(Figure scripts)
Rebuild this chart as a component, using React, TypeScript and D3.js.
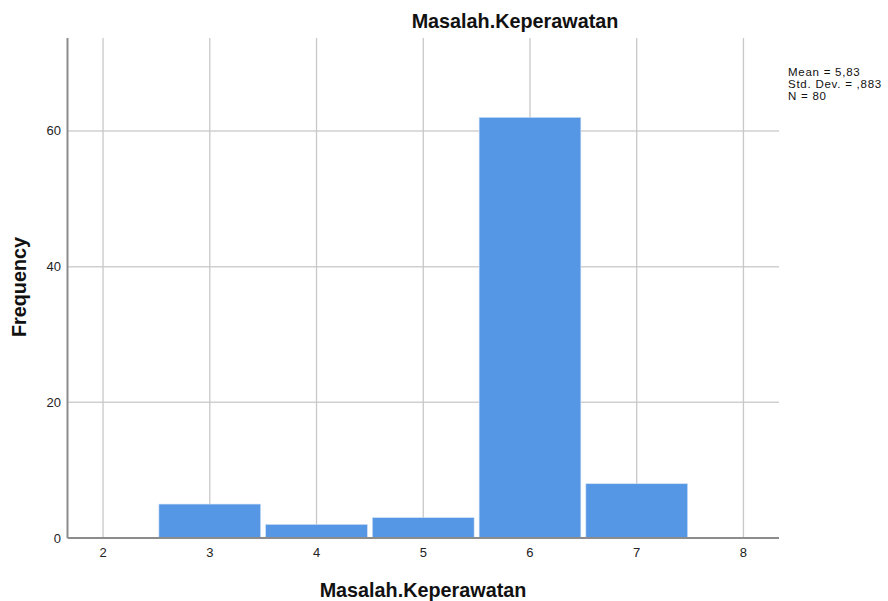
import React from "react";
import * as d3 from "d3";

const binCenters = [3, 4, 5, 6, 7];
const frequencies = [5, 2, 3, 62, 8];
const xTicks = [2, 3, 4, 5, 6, 7, 8];
const yTicks = [0, 20, 40, 60];
const statsLines = ["Mean = 5,83", "Std. Dev. = ,883", "N = 80"];
const title = "Masalah.Keperawatan";
const xLabel = "Masalah.Keperawatan";
const yLabel = "Frequency";

const W = 888;
const H = 601;
const left = 67.5;
const right = 779;
const top = 38;
const bottom = 538;
const FONT = "'Liberation Sans', Arial, sans-serif";

export default function App() {
  const x = d3.scaleLinear().domain([1.667, 8.333]).range([left, right]);
  const y = d3.scaleLinear().domain([0, 73.7]).range([bottom, top]);
  const inset = 2.5;
  return (
    <svg width={W} height={H} style={{ position: "absolute", left: 0, top: 0, background: "#fff" }}>
      <rect x={0} y={0} width={W} height={H} fill="#fff" />
      {yTicks.filter((t) => t > 0).map((t) => (
        <line key={"hy" + t} x1={left} x2={right} y1={y(t)} y2={y(t)} stroke="#d0d0d0" strokeWidth={1.5} />
      ))}
      {xTicks.map((t) => (
        <line key={"vx" + t} x1={x(t)} x2={x(t)} y1={top} y2={bottom} stroke="#c8c8c8" strokeWidth={1.3} />
      ))}
      {binCenters.map((c, i) => (
        <rect
          key={"b" + c}
          x={x(c - 0.5) + inset}
          y={y(frequencies[i])}
          width={x(c + 0.5) - x(c - 0.5) - 2 * inset}
          height={bottom - y(frequencies[i])}
          fill="#5596e5"
          stroke="#cfe0f7"
          strokeWidth={0.6}
        />
      ))}
      <line x1={left} x2={left} y1={top} y2={bottom} stroke="#8c8c8c" strokeWidth={2} />
      <line x1={left} x2={right} y1={bottom} y2={bottom} stroke="#8c8c8c" strokeWidth={2} />
      {yTicks.map((t) => (
        <text key={"yt" + t} x={61} y={y(t)} dy="0.35em" textAnchor="end" fontFamily={FONT} fontSize={13} fill="#222">
          {t}
        </text>
      ))}
      {xTicks.map((t) => (
        <text key={"xt" + t} x={x(t)} y={557} textAnchor="middle" fontFamily={FONT} fontSize={13} fill="#222">
          {t}
        </text>
      ))}
      <text x={515} y={28} textAnchor="middle" fontFamily={FONT} fontSize={19.8} fontWeight="bold" fill="#111">
        {title}
      </text>
      <text x={423} y={597} textAnchor="middle" fontFamily={FONT} fontSize={19.8} fontWeight="bold" fill="#111">
        {xLabel}
      </text>
      <text
        transform={`translate(26,287) rotate(-90)`}
        textAnchor="middle"
        fontFamily={FONT}
        fontSize={19.8}
        fontWeight="bold"
        fill="#111"
      >
        {yLabel}
      </text>
      {statsLines.map((s, i) => (
        <text key={"s" + i} x={788} y={76 + i * 12} fontFamily={FONT} fontSize={11.5} letterSpacing={0.75} fill="#111">
          {s}
        </text>
      ))}
    </svg>
  );
}
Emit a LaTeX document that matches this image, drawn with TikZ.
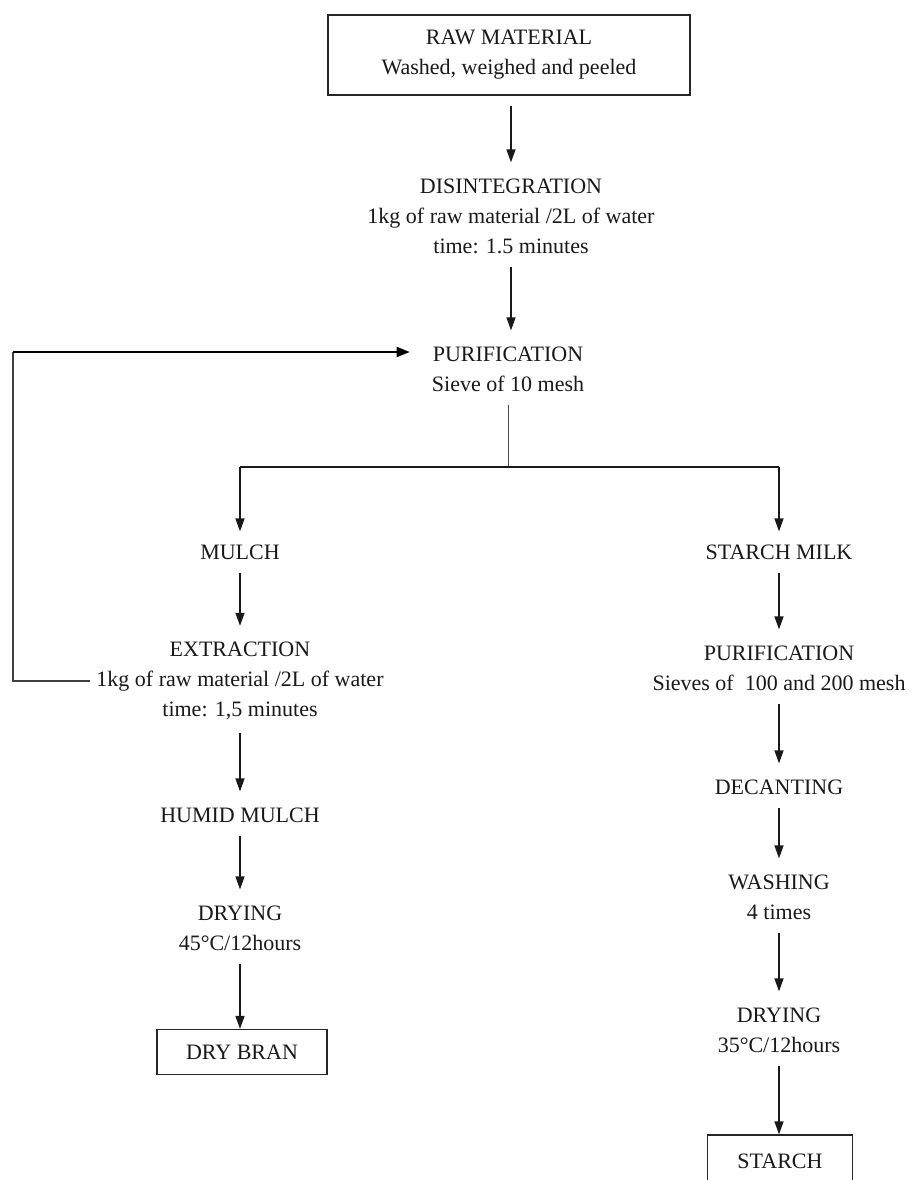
\documentclass[tikz,border=0pt]{standalone}
\usepackage{fontspec}
\setmainfont{Liberation Serif}
\usetikzlibrary{arrows.meta}
\begin{document}
\begin{tikzpicture}[x=1pt,y=-1pt,
  txt/.style={align=center, font=\fontsize{22}{30}\selectfont, text=black!90, inner xsep=6pt, inner ysep=13pt},
  boxed/.style={txt, draw=black!85, line width=1.3pt, inner sep=0pt},
  arr/.style={-{Triangle[length=13pt,width=9pt]}, line width=1.4pt, black!90, shorten >=3pt},
  ln/.style={line width=1.4pt, black!90},
  thinln/.style={line width=1pt, black!70}]
\clip (0,0) rectangle (919,1180);
\fill[white] (0,0) rectangle (919,1180);

% main column
\node[boxed, minimum width=362pt, minimum height=80pt] (raw) at (509,55) {RAW MATERIAL\\Washed, weighed and peeled};
\node[txt] (dis) at (511,216) {DISINTEGRATION\\1kg of raw material /2L of water\\time: 1.5 minutes};
\node[txt] (pur1) at (508,369) {PURIFICATION\\Sieve of 10 mesh};

% left column
\node[txt] (mulch) at (240,552) {MULCH};
\node[txt] (ext) at (240,681) {EXTRACTION\\1kg of raw material /2L of water\\time: 1,5 minutes};
\node[txt] (humid) at (240,815) {HUMID MULCH};
\node[txt] (dry1) at (240,928) {DRYING\\45°C/12hours};
\node[boxed, minimum width=170pt, minimum height=45pt] (bran) at (242,1052) {DRY BRAN};

% right column
\node[txt] (milk) at (779,552) {STARCH MILK};
\node[txt] (pur2) at (779,668) {PURIFICATION\\Sieves of \ 100 and 200 mesh};
\node[txt] (dec) at (779,787) {DECANTING};
\node[txt] (wash) at (779,897) {WASHING\\4 times};
\node[txt] (dry2) at (779,1030) {DRYING\\35°C/12hours};
\node[boxed, minimum width=145pt, minimum height=52pt] (starch) at (780,1161) {STARCH};

% connectors main column
\draw[arr, shorten <=10pt] (raw.south -| dis.north) -- (dis.north);
\draw[arr] (dis.south) -- (dis.south |- pur1.north);

% split
\coordinate (split) at (508,467);
\draw[thinln] (pur1.south) -- (split);
\draw[ln] (split -| mulch.north) -- (split -| milk.north);
\draw[arr, shorten >=0pt] (split -| mulch.north) -- (mulch.north);
\draw[arr, shorten >=0pt] (split -| milk.north) -- (milk.north);

% left chain
\draw[arr] (mulch.south) -- (ext.north);
\draw[arr] (ext.south) -- (humid.north);
\draw[arr] (humid.south) -- (dry1.north);
\draw[arr, shorten >=0pt] (dry1.south) -- (dry1.south |- bran.north);

% right chain
\draw[arr] (milk.south) -- (pur2.north);
\draw[arr] (pur2.south) -- (dec.north);
\draw[arr] (dec.south) -- (wash.north);
\draw[arr] (wash.south) -- (dry2.north);
\draw[arr, shorten >=0pt] (dry2.south) -- (dry2.south |- starch.north);

% feedback loop
\coordinate (fb) at (13,352);
\draw[line width=1.3pt, black!75] (ext.west) -| (fb);
\draw[-{Triangle[length=13pt,width=10pt]}, line width=2pt, black, shorten >=16pt] (fb) -- (fb -| pur1.west);
\end{tikzpicture}
\end{document}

• **YOUR OBJECTIVE**
Quote word for word only the lines above from the one containing "Emit a LaTeX" through the one containing "(pur1) at (508,369)". Pictures stay out of your copy.

• **RESPONSE**
Emit a LaTeX document that matches this image, drawn with TikZ.
\documentclass[tikz,border=0pt]{standalone}
\usepackage{fontspec}
\setmainfont{Liberation Serif}
\usetikzlibrary{arrows.meta}
\begin{document}
\begin{tikzpicture}[x=1pt,y=-1pt,
  txt/.style={align=center, font=\fontsize{22}{30}\selectfont, text=black!90, inner xsep=6pt, inner ysep=13pt},
  boxed/.style={txt, draw=black!85, line width=1.3pt, inner sep=0pt},
  arr/.style={-{Triangle[length=13pt,width=9pt]}, line width=1.4pt, black!90, shorten >=3pt},
  ln/.style={line width=1.4pt, black!90},
  thinln/.style={line width=1pt, black!70}]
\clip (0,0) rectangle (919,1180);
\fill[white] (0,0) rectangle (919,1180);

% main column
\node[boxed, minimum width=362pt, minimum height=80pt] (raw) at (509,55) {RAW MATERIAL\\Washed, weighed and peeled};
\node[txt] (dis) at (511,216) {DISINTEGRATION\\1kg of raw material /2L of water\\time: 1.5 minutes};
\node[txt] (pur1) at (508,369) {PURIFICATION\\Sieve of 10 mesh};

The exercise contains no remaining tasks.